To do:
Locate every line below that contains the word "React" and copy it.
--- start of Recorded data ---
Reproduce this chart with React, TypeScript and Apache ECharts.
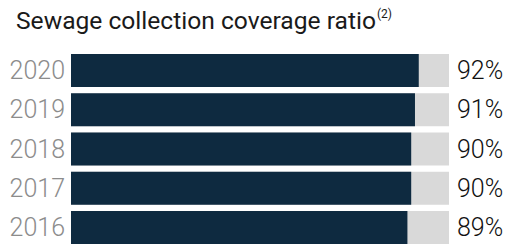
import React, { useEffect, useRef } from "react";
import * as echarts from "echarts";

const years = ["2016", "2017", "2018", "2019", "2020"];
const coverage = [89, 90, 90, 91, 92];
const fullScale = years.map(() => 100);
const titleText = "Sewage collection coverage ratio";
const titleNote = "(2)";

export default function App() {
  const ref = useRef<HTMLDivElement>(null);
  useEffect(() => {
    if (!ref.current) return;
    const chart = echarts.init(ref.current, null, { renderer: "svg" });
    chart.setOption({
      animation: false,
      title: {
        text: `${titleText}{sup|${titleNote}}`,
        left: 11,
        top: 3,
        textStyle: {
          fontFamily: "Roboto",
          fontSize: 24.6,
          fontWeight: "normal",
          color: "#1a1a1a",
          rich: {
            sup: {
              fontFamily: "Roboto",
              fontSize: 12,
              color: "#1a1a1a",
              verticalAlign: "top",
              padding: [0, 0, 10, 1],
            },
          },
        },
      },
      grid: { left: 71, right: 57, top: 51, height: 202 },
      xAxis: { type: "value", min: 0, max: 100, show: false },
      yAxis: {
        type: "category",
        data: years,
        axisLine: { show: false },
        axisTick: { show: false },
        splitLine: { show: false },
        axisLabel: {
          color: "#8c8c8c",
          fontFamily: "Roboto",
          fontWeight: 300,
          fontSize: 25,
          margin: 6,
        },
      },
      series: [
        {
          type: "bar",
          data: fullScale,
          barWidth: 33,
          barGap: "-100%",
          itemStyle: { color: "#d9d9d9" },
          silent: true,
          z: 1,
          label: {
            show: true,
            position: "right",
            distance: 8,
            formatter: (p: any) => `${coverage[p.dataIndex]}%`,
            color: "#111111",
            fontFamily: "Roboto",
            fontWeight: 300,
            fontSize: 25,
          },
        },
        {
          type: "bar",
          data: coverage,
          barWidth: 33,
          barGap: "-100%",
          itemStyle: { color: "#0e2a40" },
          z: 2,
        },
      ],
    });
    return () => chart.dispose();
  }, []);
  return (
    <div
      ref={ref}
      style={{ position: "absolute", left: 0, top: 0, width: 506, height: 247 }}
    />
  );
}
--- end of Recorded data ---
Answer below:
Reproduce this chart with React, TypeScript and Apache ECharts.
import React, { useEffect, useRef } from "react";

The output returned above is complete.